Large dioceses had several archdeaconries, in each of which the archdeacon (usually by now a priest), had an authority comparable to that of the bishop. He was often appointed not by the bishop but by the cathedral chapter or the king. However, from the 13th century, efforts were made to limit their authority. This was effected in part by the institution of the new office of vicar general. In 1553, the Council of Trent removed entirely the independent powers of archdeacons. Those who had been in charge of different parts of the diocese gradually ceased to be appointed. Only the archdeacon associated with the cathedral chapter continued to exist as an empty title, with duties almost entirely limited to liturgical functions.

The title of archdeacon is still conferred on a canon of various cathedral chapters, and the word "archdeacon" has been defined in relation to the Latin Catholic Church as "a title of honour conferred only on a member of a cathedral chapter". - Archdeacon

The Catholic Church no longer employs the title of archdeacons anymore, but the Orthodox Church still has archdeacons.

Archdeacons are commonly named and addressed a Venerable in the Anglican Community. This address stems for the authority and respect that the faithful have in regards to other priests and deacons.

Archdeacons serve the church within a diocese by taking particular responsibility for buildings, including church buildings, the welfare of clergy and their families and the implementation of diocesan policy for the sake of the Gospel within an archdeaconry. An archdeaconry is a territorial division of a diocese; these vary in number according to the size of the diocese and in a few cases an assistant bishop in a diocese will also fulfil the duties of an archdeacon in part of it, as in the Archdeaconry of Bodmin 1953–62 (the Archdeaconry of Bodmin is one of two archdeaconries in the Diocese of Truro). Recently, this type of dual role has only existed in the Bishop suffragan(-Archdeacon) of Ludlow.

An archdeacon is usually styled The Venerable instead of the usual clerical style of The Reverend. In the Church of England the position of an archdeacon can only be held by a priest who has been ordained for at least six years. (This rule was introduced in 1840; the requirement that an archdeacon be in priest's orders was enacted in 1662.) In the Church of England, the legal act by which a priest becomes an archdeacon is called a collation. If that archdeaconry is annexed to a canonry of the cathedral, the archdeacon will also be installed (placed in a stall) at that cathedral.

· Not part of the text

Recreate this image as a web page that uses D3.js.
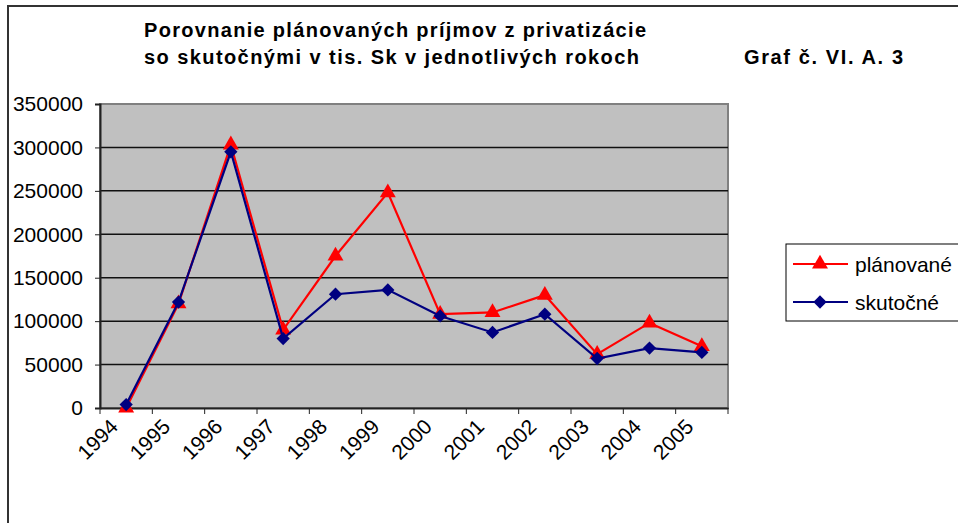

In some other Anglican churches archdeacons can be deacons instead of priests; such archdeacons often work with the bishop to help with deacons' assignments to congregations and assist the bishop at ordinations and other diocesan liturgies. The Anglican ordinal presupposes that the functions of archdeacons include those of examining candidates for ordination and then presenting them to the ordaining bishop. In some parts of the Anglican Communion where women cannot be consecrated as bishops, the position of archdeacon is effectively the most senior office a female cleric can hold: this being the current situation, for example, in the Anglican Diocese of Sydney. - Archdeacon (Wikipedia)

The term venerable seems to stem from England during the 16th century. No title of venerable in reference to an archdeacon can be found in England prior to the reformation.